Thursday, November 22, 2007

Continuando a troca de posts com o blog da Susana e do Sérgio (mas agora sem ser sobre Control)

Tanto quanto sei, a expressão “filmes da vida”, para além de ser marca registada, designa algo mais forte do que, apenas, filmes de que se gosta muito. São os filmes que ficaram amarrados a um momento das nossas vidas, influenciando-o tanto quanto são influenciados por ele. O filme e o momento confundem-se, e é por isso que não nos esquecemos nem dum nem doutro. A “qualidade” do filme, aquilo que pensamos dele, é relativamente irrelevante – pelo menos em comparação com a qualidade da memória que guardámos. (De resto, o filme pode ser mero acessório quando a memória que guardamos é a da experiência envolvente. Mas acho que é por isso que um filme se torna “da vida”).

Assim sendo, e reduzindo a coisa a cinco, tem que ser mais ou menos assim, com antecipado pedido de desculpas por algum inevitável confessionalismo:

Branca de Neve e os Sete Anões (Walt Disney, 1935) – Como aconteceu com milhares de miudos de todas as gerações, foi por ele que primeiro meti os pés numa sala de cinema. Recordo-me de, durante uma hora e meia, ter atravessado estados emocionais que nem sabia que existiam. Quando a bruxa morreu, chorei, ri, gritei e bati palmas – tudo ao mesmo tempo. Primeira (e, receio, última) experiência eufórica da minha vida.

Battle of Midway (Jack Smight, 1976) – Não me consigo lembrar se acontecia com a regularidade necessária para ser considerado um “hábito”, mas era comum a minha mãe ir buscar-me ao jardim-escola e levar-me ao cinema. Dessas idas, recordo com particular intensidade uma sessão no Tivoli (ou seria o Condes?) para ver a Batalha de Midway. Devo ter sido eu a escolher o filme. Nessa tarde, descobri o que era a adrenalina (mais ou menos naquele plano em que um Zero japonês entrava pela ponte de um porta-aviões americano adentro). Não voltei a ver o filme e não quero voltar a ver: são fortíssimas as hipóteses de se tratar de um irredimível pastelão. Algum mérito pedagógico teria, no entanto, porque não saí de lá a dizer “quando for grande quero ser kamikaze”.

Raiders of the Lost Ark (Steven Spielberg, 1981) – Senti-me crescido, e era muito importante para mim sentir-me crescido. Pela primeira vez o meu pai condescendeu em levar-me a um filme com classificação etária acima da minha idade (eu tinha 10, era para doze). E aconteceu que Indiana Jones destronou, definitivamente, Tarzan e Sandokan.

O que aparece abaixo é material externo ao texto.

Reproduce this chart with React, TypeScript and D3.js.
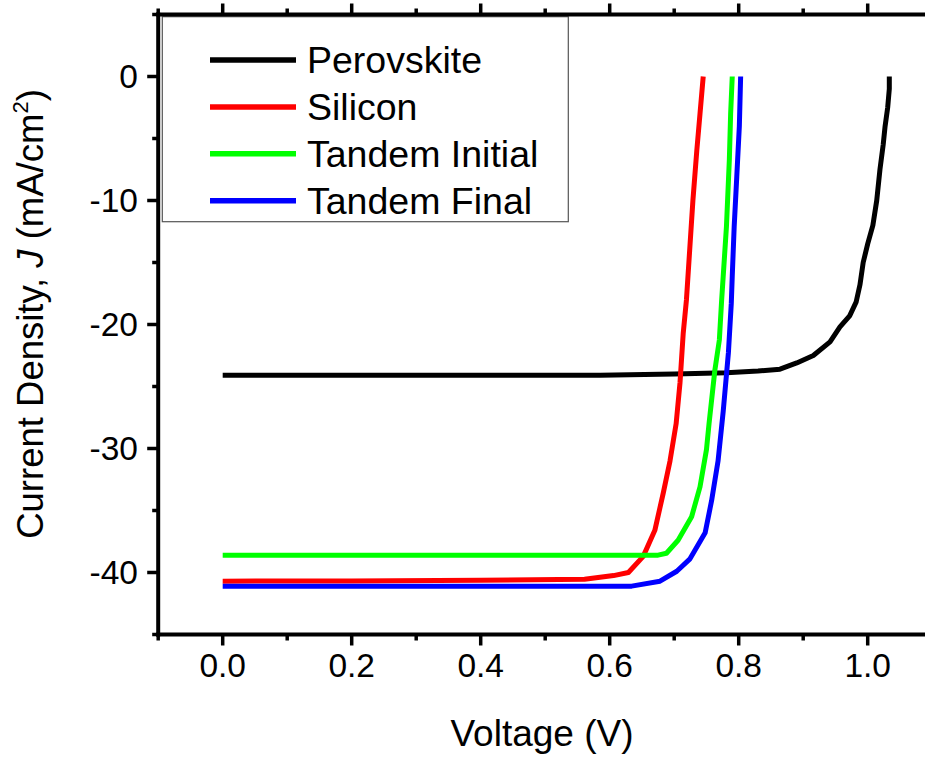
import React from "react";
import * as d3 from "d3";

const seriesNames = ["Perovskite", "Silicon", "Tandem Initial", "Tandem Final"];
const seriesColors = ["#000000", "#ff0000", "#00ff00", "#0000ff"];

const perovskiteV = [0, 0.2, 0.4, 0.585, 0.7, 0.781, 0.83, 0.864, 0.89, 0.9157, 0.9416, 0.957, 0.972, 0.982, 0.988, 0.993, 1.0, 1.008, 1.014, 1.019, 1.024, 1.027, 1.031, 1.0335, 1.0335];
const perovskiteJ = [-24.1, -24.1, -24.1, -24.1, -24.0, -23.9, -23.75, -23.6, -23.1, -22.5, -21.4, -20.2, -19.3, -18.2, -16.8, -15.0, -13.5, -12.0, -10.0, -7.5, -5.5, -4.0, -2.5, -1.0, 0];

const siliconV = [0, 0.2, 0.4, 0.561, 0.606, 0.629, 0.652, 0.67, 0.683, 0.6935, 0.703, 0.709, 0.714, 0.719, 0.724, 0.729, 0.735, 0.74, 0.745];
const siliconJ = [-40.7, -40.68, -40.63, -40.55, -40.25, -40.0, -38.7, -36.6, -33.6, -31.0, -28.0, -24.7, -20.7, -18.0, -14.0, -10.0, -6.0, -3.0, 0];

const initialV = [0, 0.2, 0.4, 0.6, 0.675, 0.688, 0.706, 0.727, 0.74, 0.75, 0.754, 0.763, 0.77, 0.7736, 0.776, 0.781, 0.7855, 0.7875, 0.79];
const initialJ = [-38.6, -38.6, -38.6, -38.6, -38.6, -38.45, -37.4, -35.5, -33.1, -30.1, -28.0, -23.7, -21.25, -18.0, -16.1, -12.1, -6.7, -3.0, 0];

const finalV = [0, 0.2, 0.4, 0.634, 0.678, 0.704, 0.7245, 0.748, 0.758, 0.768, 0.776, 0.784, 0.7885, 0.790, 0.793, 0.797, 0.801, 0.803];
const finalJ = [-41.1, -41.1, -41.1, -41.1, -40.7, -39.9, -38.9, -36.8, -34.2, -31.0, -27.0, -22.3, -18.3, -16.1, -12.1, -8.1, -4.0, 0];

const seriesV = [perovskiteV, siliconV, initialV, finalV];
const seriesJ = [perovskiteJ, siliconJ, initialJ, finalJ];

const xMajorTicks = [0, 0.2, 0.4, 0.6, 0.8, 1.0];
const xMinorTicks = [-0.1, 0.1, 0.3, 0.5, 0.7, 0.9, 1.1];
const yMajorTicks = [0, -10, -20, -30, -40];
const yMinorTicks = [5, -5, -15, -25, -35, -45];

const FONT = "'Liberation Sans', Arial, sans-serif";

export default function App() {
  const x = d3.scaleLinear().domain([-0.1, 1.1]).range([158.2, 932.2]);
  const y = d3.scaleLinear().domain([-45, 5]).range([634.5, 14.5]);
  const line = d3
    .line<[number, number]>()
    .x((d) => x(d[0]))
    .y((d) => y(d[1]));

  const left = x(-0.1);
  const right = x(1.1);
  const top = y(5);
  const bottom = y(-45);
  const axisW = 4;

  return (
    <svg
      width={925}
      height={760}
      style={{ position: "absolute", left: 0, top: 0, background: "#fff" }}
      fontFamily={FONT}
    >
      <rect x={0} y={0} width={925} height={760} fill="#fff" />
      {seriesV.map((vs, i) => {
        const pts: [number, number][] = vs.map((v, k) => [v, seriesJ[i][k]]);
        return (
          <path
            key={i}
            d={line(pts) || ""}
            fill="none"
            stroke={seriesColors[i]}
            strokeWidth={5}
            strokeLinejoin="round"
          />
        );
      })}

      <rect x={162.3} y={16.7} width={406} height={205} fill="#fff" stroke="#555" strokeWidth={1.2} />
      {seriesNames.map((name, i) => {
        const ly = 60 + i * 46.9;
        return (
          <g key={name}>
            <line x1={210} x2={296} y1={ly} y2={ly} stroke={seriesColors[i]} strokeWidth={5.5} />
            <text x={307} y={ly} dy="0.35em" fontSize={37.5} fill="#000">
              {name}
            </text>
          </g>
        );
      })}

      <line x1={left} x2={left} y1={top - 2} y2={bottom + 2} stroke="#000" strokeWidth={axisW} />
      <line x1={left - 2} x2={right + 2} y1={bottom} y2={bottom} stroke="#000" strokeWidth={axisW} />
      <line x1={left - 2} x2={right + 2} y1={top} y2={top} stroke="#000" strokeWidth={axisW} />
      <line x1={right} x2={right} y1={top - 2} y2={bottom + 2} stroke="#000" strokeWidth={axisW} />

      {xMajorTicks.map((t) => (
        <g key={"xm" + t}>
          <line x1={x(t)} x2={x(t)} y1={bottom} y2={bottom + 11} stroke="#000" strokeWidth={3.5} />
          <line x1={x(t)} x2={x(t)} y1={top} y2={top - 11} stroke="#000" strokeWidth={3.5} />
          <text x={x(t)} y={677} textAnchor="middle" fontSize={33.5} fill="#000">
            {t.toFixed(1)}
          </text>
        </g>
      ))}
      {xMinorTicks.map((t) => (
        <g key={"xn" + t}>
          <line x1={x(t)} x2={x(t)} y1={bottom} y2={bottom + 6} stroke="#000" strokeWidth={3.5} />
          <line x1={x(t)} x2={x(t)} y1={top} y2={top - 6} stroke="#000" strokeWidth={3.5} />
        </g>
      ))}

      {yMajorTicks.map((t) => (
        <g key={"ym" + t}>
          <line x1={left} x2={left - 11} y1={y(t)} y2={y(t)} stroke="#000" strokeWidth={3.5} />
          <text x={138} y={y(t)} dy="0.33em" textAnchor="end" fontSize={33.5} fill="#000">
            {String(t)}
          </text>
        </g>
      ))}
      {yMinorTicks.map((t) => (
        <line key={"yn" + t} x1={left} x2={left - 6} y1={y(t)} y2={y(t)} stroke="#000" strokeWidth={3.5} />
      ))}

      <text x={542} y={746} textAnchor="middle" fontSize={37} fill="#000">
        Voltage (V)
      </text>
      <text
        transform="translate(43,314) rotate(-90)"
        textAnchor="middle"
        fontSize={36.5}
        fill="#000"
      >
        Current Density, <tspan fontStyle="italic">J</tspan> (mA/cm
        <tspan fontSize={22} dy={-15}>2</tspan>
        <tspan dy={15}>)</tspan>
      </text>
    </svg>
  );
}
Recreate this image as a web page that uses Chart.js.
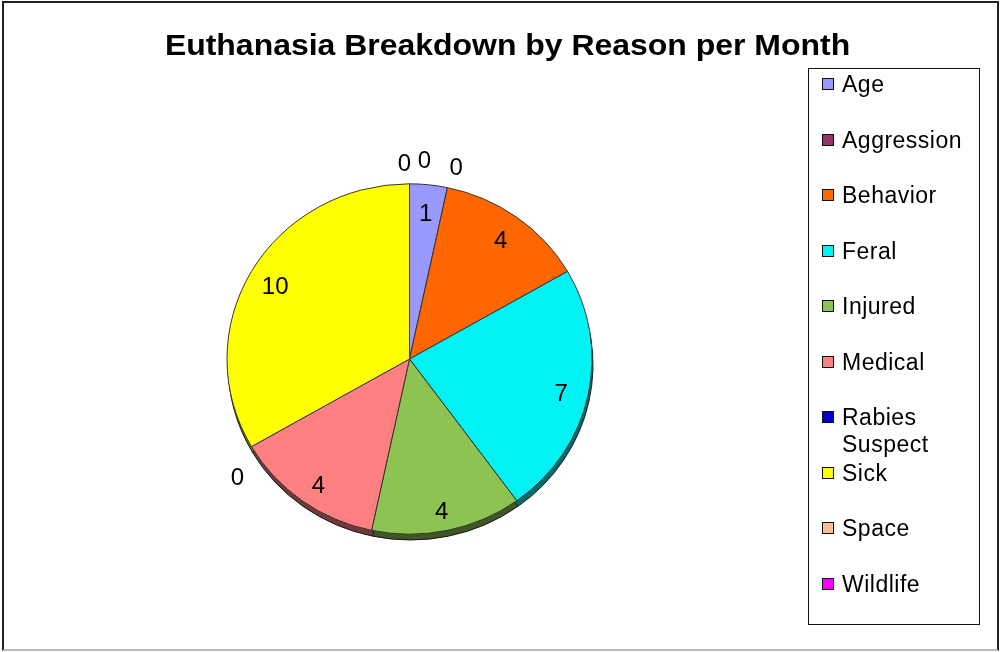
<!DOCTYPE html>
<html>
<head>
<meta charset="utf-8">
<script src="https://cdn.jsdelivr.net/npm/chart.js@4.4.1/dist/chart.umd.min.js"></script>
<style>
  html, body { margin: 0; padding: 0; background: #fff; }
  #wrap { position: relative; width: 1002px; height: 652px; overflow: hidden; font-family: "Liberation Sans", Arial, sans-serif; }
  #frame { position: absolute; left: 2px; top: 1px; width: 993px; height: 646px; border: 2px solid #222; border-bottom-color: #bbb; }
  #title { position: absolute; left: 0; width: 1015px; top: 27px; text-align: center; font-weight: bold; font-size: 30px; line-height: 36px; color: #000; transform: scaleX(1.065); transform-origin: 507px 0; }
  #legend { position: absolute; left: 808px; top: 68px; width: 172px; height: 557px; border: 1.5px solid #111; box-sizing: border-box; }
  .item { position: absolute; left: 0; font-size: 23px; line-height: 27px; letter-spacing: 0.5px; color: #000; }
  .item .sw { position: absolute; left: 13px; top: 7px; width: 10px; height: 10px; border: 1.5px solid #111; }
  .item .tx { position: absolute; left: 33px; top: 0; white-space: nowrap; }
  canvas { position: absolute; left: 0; top: 0; }
</style>
</head>
<body>
<div id="wrap">
  <div id="frame"></div>
  <canvas id="pie" width="1002" height="652"></canvas>
  <div id="title">Euthanasia Breakdown by Reason per Month</div>
  <div id="legend"></div>
</div>
<script>
const categories = ['Age', 'Aggression', 'Behavior', 'Feral', 'Injured', 'Medical', 'Rabies Suspect', 'Sick', 'Space', 'Wildlife'];
const legendLines = [['Age'], ['Aggression'], ['Behavior'], ['Feral'], ['Injured'], ['Medical'], ['Rabies', 'Suspect'], ['Sick'], ['Space'], ['Wildlife']];
const counts = [1, 0, 4, 7, 4, 4, 0, 10, 0, 0];
const colors = ['#9999FF', '#993366', '#FF6600', '#00F2F2', '#8DC350', '#FF8080', '#0000CC', '#FFFF00', '#F6BF94', '#FF00FF'];

const squash = 0.96;   // slight tilt of the pie

function tilt(ctx, chart) {
  const arc = chart.getDatasetMeta(0).data[0];
  ctx.translate(arc.x, arc.y);
  ctx.scale(1, squash);
  ctx.translate(-arc.x, -arc.y);
}

const depthPlugin = {
  id: 'depth',
  beforeDatasetsDraw(chart) {
    const ctx = chart.ctx;
    ctx.save();
    tilt(ctx, chart);
    ctx.save();
    ctx.translate(1, 6);
    ctx.filter = 'brightness(0.45)';
    chart.getDatasetMeta(0).data.forEach(a => a.draw(ctx));
    ctx.restore();
  },
  afterDatasetsDraw(chart) {
    chart.ctx.restore();
  }
};

const valueLabels = {
  id: 'valueLabels',
  afterDraw(chart) {
    const ctx = chart.ctx;
    const meta = chart.getDatasetMeta(0);
    ctx.save();
    ctx.font = '24px "Liberation Sans", Arial, sans-serif';
    ctx.fillStyle = '#000';
    ctx.textAlign = 'center';
    ctx.textBaseline = 'middle';
    const zeroGroups = {};
    meta.data.forEach((a, i) => {
      if (counts[i] === 0) {
        const key = a.endAngle.toFixed(3);
        (zeroGroups[key] = zeroGroups[key] || []).push(i);
      }
    });
    meta.data.forEach((a, i) => {
      const mid = (a.startAngle + a.endAngle) / 2;
      const c = Math.cos(mid), s = Math.sin(mid);
      let x, y;
      if (counts[i] === 0) {
        // outside label, box corner anchored just past the rim
        const r = a.outerRadius + 8;
        const g = zeroGroups[a.endAngle.toFixed(3)];
        const k = g.indexOf(i);
        const dx = (k - (g.length - 1) / 2) * 20 + (g.length > 1 ? 5 : 0);
        x = a.x + c * r + Math.sign(Math.round(c * 10)) * 7 + dx;
        y = a.y + s * r * squash + (s > 0.2 ? 28 : -12) - (dx > 0 ? 3 : 0);
      } else {
        const r = a.outerRadius * 0.85;
        x = a.x + c * r;
        y = a.y + s * r * squash + 3 + 5 * Math.max(0, s);
      }
      ctx.fillText(String(counts[i]), x, y);
    });
    ctx.restore();
  }
};

new Chart(document.getElementById('pie'), {
  type: 'pie',
  data: {
    labels: categories,
    datasets: [{
      data: counts,
      backgroundColor: colors,
      borderColor: '#333',
      borderWidth: 1
    }]
  },
  options: {
    responsive: false,
    devicePixelRatio: 1,
    animation: false,
    layout: { padding: { left: 226, right: 409, top: 176, bottom: 110 } },
    plugins: { legend: { display: false }, tooltip: { enabled: false } }
  },
  plugins: [depthPlugin, valueLabels]
});

// legend box
const legend = document.getElementById('legend');
legendLines.forEach((lines, i) => {
  const el = document.createElement('div');
  el.className = 'item';
  el.style.top = (15 + i * 55.5 - 13) + 'px';
  el.innerHTML = '<div class="sw" style="background:' + colors[i] + '"></div>' +
    '<div class="tx">' + lines.join('<br>') + '</div>';
  legend.appendChild(el);
});
</script>
</body>
</html>
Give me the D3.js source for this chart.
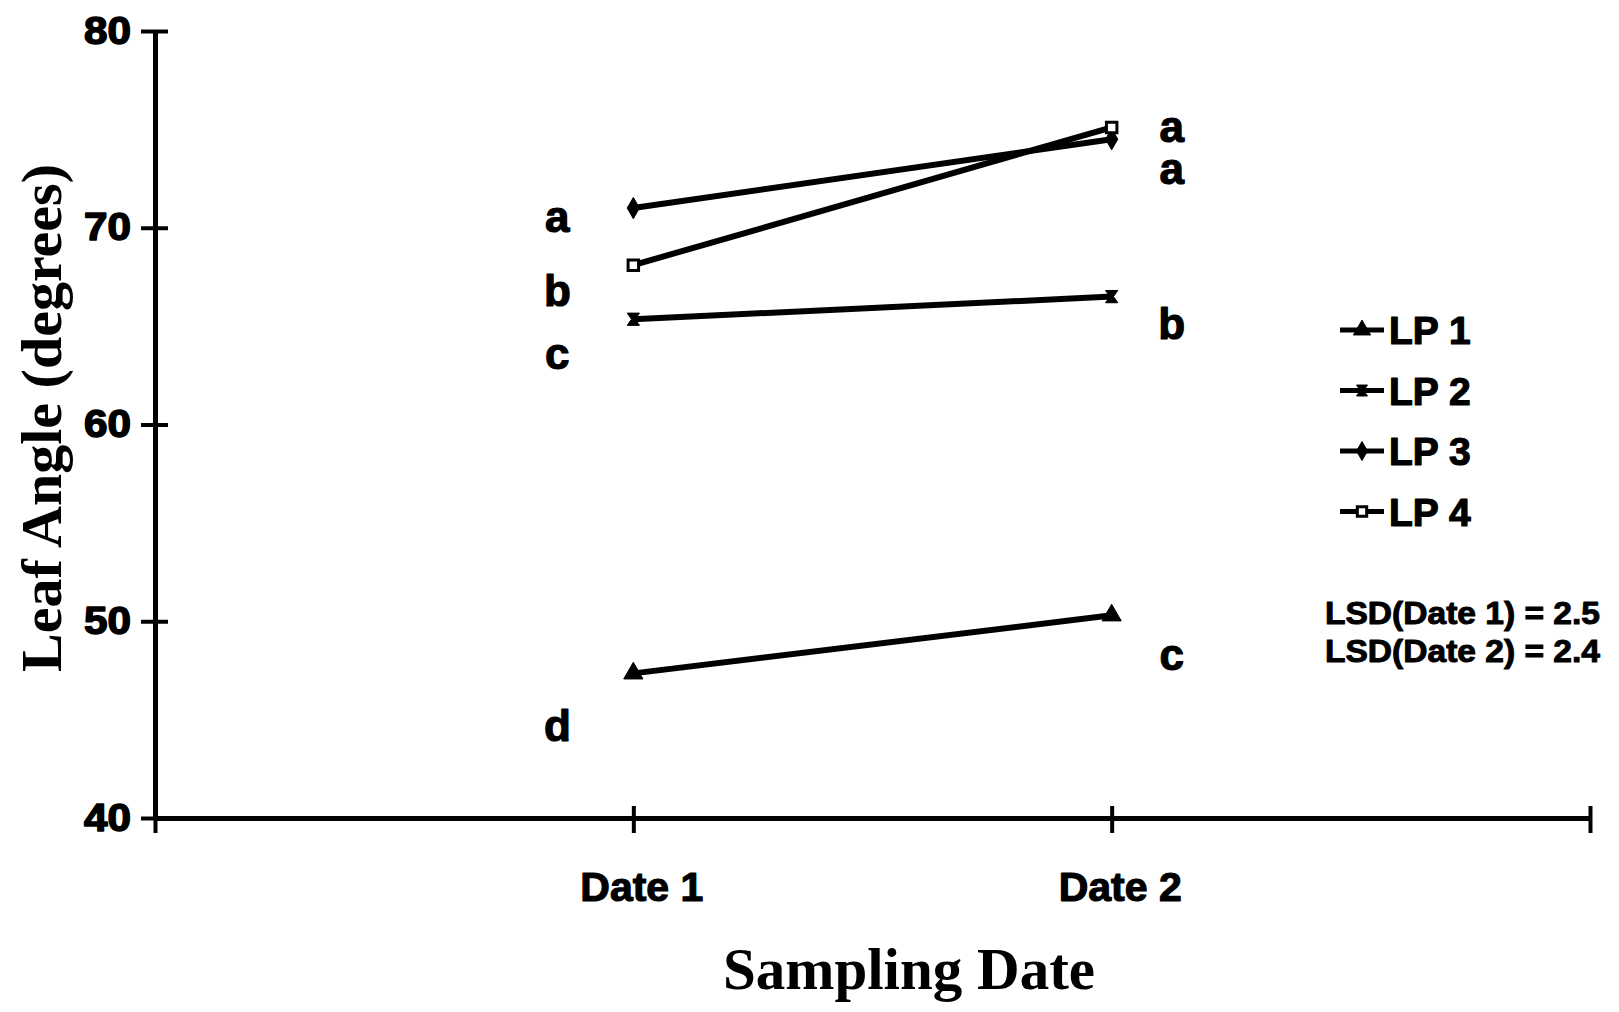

Blow-Up (Michelangelo Antonioni, 1966) – Como já uma vez tive ocasião de explicar, este filme abriu um buraco à minha frente. E eu, feito estúpido, atirei-me lá para dentro.

O Sangue (Pedro Costa, 1989) – Já não sei por que carga de água, levei os meus dois irmãos a ver este filme. Que é sobre irmãos. Saimos de lá os três com vontade de andar de mão dada pela rua. Alguns anos mais tarde, li uma entrevista com Pedro Costa em que ele, imaginando o espectador de O Sangue e o efeito do filme sobre ele, dizia desejar que irmãos que fossem ver o filme juntos “se sentissem mais irmãos”. Acho que, então, se me soltou a lágrima que guardava desde essa tarde no Fórum Picoas.

Fosse a conversa sobre “filmes preferidos” e seria uma outra lista. Embora, verdade seja dita, um destes filmes (ou, vá lá, e dependendo da extensão da lista, dois destes filmes), se candidatasse(m) a nela figurar.